Four prominent U.S. lawmakers on banking matters said Sunday they would consider whether a higher federal insurance limit on bank deposits was needed.

The U.S. Federal Deposit Insurance Corp (FDIC), meanwhile, is planning to relaunch the sale process for Silicon Valley Bank , with the regulator seeking a potential breakup of the lender, according to people familiar with the matter.

‘Decisive intervention’

It was not yet clear if the Swiss deal is enough to restore trust in lenders around the world.

“Bank stocks should rally on the news, but it is premature to signal all-clear,” said Michael Rosen, chief investment officer for Angeles Investments in California.

UBS Chair Colm Kelleher said during a press conference that it will wind down Credit Suisse’s investment bank, which has thousands of employees worldwide.
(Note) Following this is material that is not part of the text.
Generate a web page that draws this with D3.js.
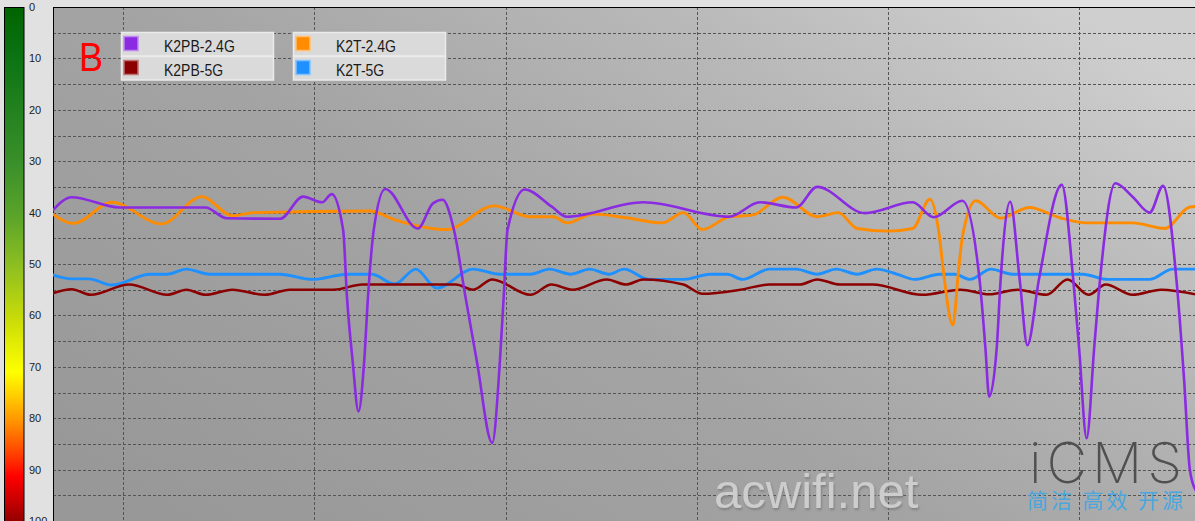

UBS said it expected annual cost savings of some US$7 billion by 2027.

The Swiss central bank said Sunday’s deal includes 100 billion Swiss francs (US$108 billion) in liquidity assistance for UBS and Credit Suisse.

Credit Suisse shareholders will receive 1 UBS share for every 22.48 Credit Suisse shares held, equivalent to 0.76 Swiss francs per share for a total consideration of 3 billion francs, UBS said.

Credit Suisse shares had lost a quarter of their value last week. The bank was forced to tap US$54 billion in central bank funding as it tries to recover from scandals that have undermined confidence.

Under the deal with UBS, some Credit Suisse bondholders are major losers. The Swiss regulator decided that Credit Suisse bonds with a notional value of $17 billion will be valued at zero, angering some of the holders of the debt who thought they would be better protected than shareholders in a rescue deal announced on Sunday.